Bypass surgery notwithstanding, heart patients could continue to suffer chest pain even a year later.
The journal Archives of Internal Medicine reported some suffered angina every day.
Those most likely to have chest pain were younger men who had undergone heart bypass operations, or men who smoked or had depressive symptoms, researchers with the Colorado University found.
These links might help doctors monitor "at risk" patients.
Chest pain, or angina, is a common symptom of heart disease, and doctors expect some heart attack patients to continue to have it, regardless of efforts to treat their underlying disease.
Scientists at the Denver's Colorado University, and the city's Veteran's Affairs Medical Center, looked at the progress of 1,957 patients, who filled in questionnaires a year after their heart attack.

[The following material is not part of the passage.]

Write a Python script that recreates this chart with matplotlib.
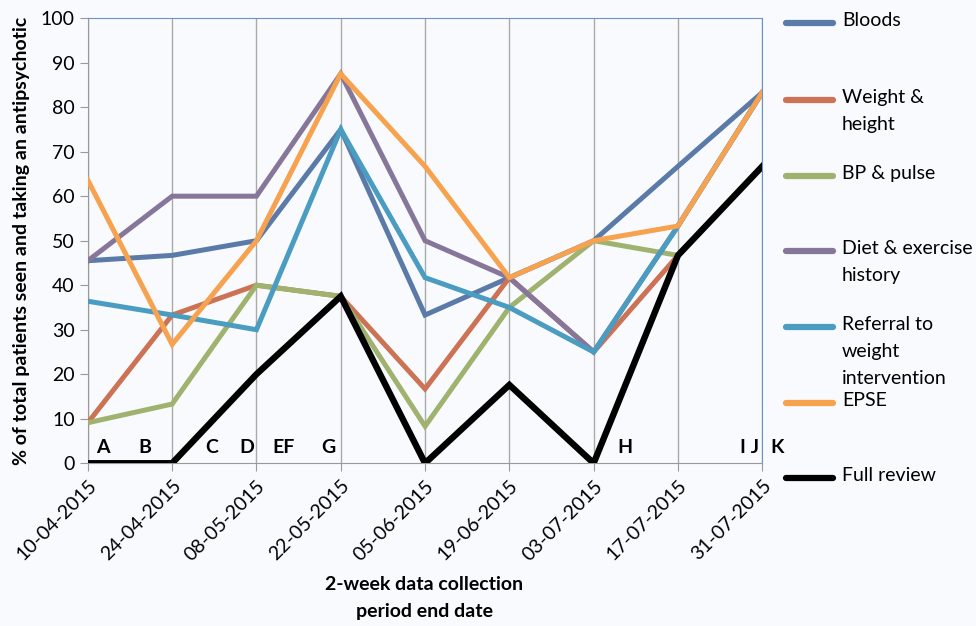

In all, 19.9% of the patients said they still had angina pain one year after their attack, and although this was once a week or less for most, 1.2% of them had daily pain.
A spokesman for the British Heart Foundation told the BBC: "This study helps us to understand what factors may cause people to experience chest pains one year after heart attack.
"Identification of these factors - for example smoking or depression - can help health professionals recognise people who may be at risk of developing this problem.
"Targeted services for these people - such as helping them quit smoking - may help to improve the quality of life and health of heart patients by alleviating or preventing angina".